Il consolidarsi di questo indirizzo giurisprudenziale che consente un’applicazione generalizzata del concetto di “abuso del diritto” senza creare nel contempo un sistema di tutela per il contribuente ha creato allarme nella dottrina (4) che ha segnalato come “l’impiego di forme contrattuali e/o organizzative che consentono un minor carico fiscale costituisce esercizio della libertà di impresa e di iniziativa economica nel quadro delle libertà fondamentali riconosciute dalla Costituzione e dall’ordinamento comunitario”. (5)
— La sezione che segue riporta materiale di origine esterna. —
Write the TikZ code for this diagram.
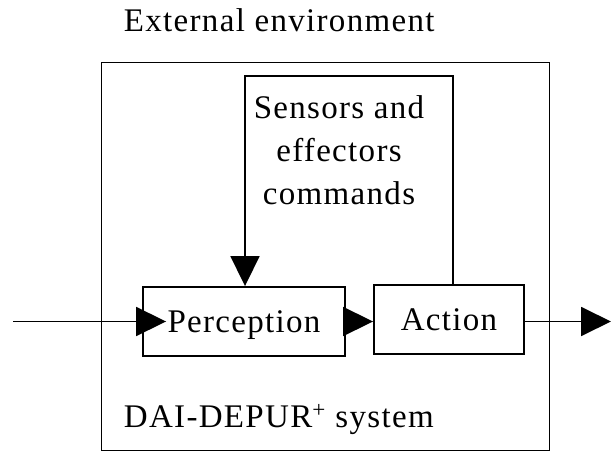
\documentclass[tikz,border=0pt]{standalone}
\usepackage{fontspec}
\setmainfont{Liberation Serif}[LetterSpace=4]
\usetikzlibrary{arrows.meta}
\begin{document}
\begin{tikzpicture}[x=1pt,y=-1pt,line width=1.9pt,
  lbl/.style={font=\fontsize{33}{43}\selectfont, inner sep=0pt},
  box/.style={draw, rectangle, lbl, text height=22pt, text depth=0pt},
  arr/.style={-{Triangle[length=30pt,width=29pt]}}]
\useasboundingbox (0,0) rectangle (611,452);
\node[draw, rectangle, inner sep=0pt, minimum width=448pt, minimum height=388pt] (sys) at (325.5,256.5) {};
\node[lbl, anchor=base west] (env) at (123,32) {External environment};
\node[lbl, anchor=base west] (sysl) at (123,427) {DAI-DEPUR\textsuperscript{+} system};
\node[box, minimum width=202pt, minimum height=69pt] (perc) at (244,321.5) {Perception};
\node[box, minimum width=150pt, minimum height=69pt] (act) at (449,319.5) {Action};
\node[lbl, align=center, anchor=north] (cmd) at (339,95) {Sensors and\\effectors\\commands};
\coordinate (in) at (13,321.5);
\coordinate (out) at (611,321.5);
\coordinate (loopL) at (245,76);
\draw[arr] (in) -- ([xshift=24pt]perc.west);
\draw[arr] (perc.east) -- (perc.east -| act.west);
\draw[arr] (act.east |- perc.east) -- (out);
\draw[arr] ([xshift=4pt]act.north) |- (loopL) -- ([xshift=1pt]perc.north);
\end{tikzpicture}
\end{document}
Proprio per porre rimedio ad un contenzioso che andava sviluppandosi in misura crescente ed al fine di approntare un sistema di tutela per il contribuente il legislatore ha introdotto all’interno dello Statuto dei diritti del contribuente l’articolo 10 bis.
Bibliografia minima
1) Così S. Patti, voce Abuso del diritto, in Digesto delle discipline privatistiche, sezione civile, Torino, 1993, pag 2 e segg.
2) S. Patti, ibidem;
3) Così “M. Rotondi, L’abuso del diritto, in Riv. dir. civ.. 1923, pag. 105 e segg.
4) Maurizio Villani “Elusione fiscale ed abuso del diritto” Altalex;
5) “Nessuno è tenuto a costruire il proprio fienile in modo che il Fisco vi entri con il forcone più grosso” così si espresse il Duca di Westminster dinanzi ai giudici inglesi che nel 1936 gli contestavano proprio l’utilizzo di strumenti giuridici consentiti dalla legge per conseguire un risparmio fiscale.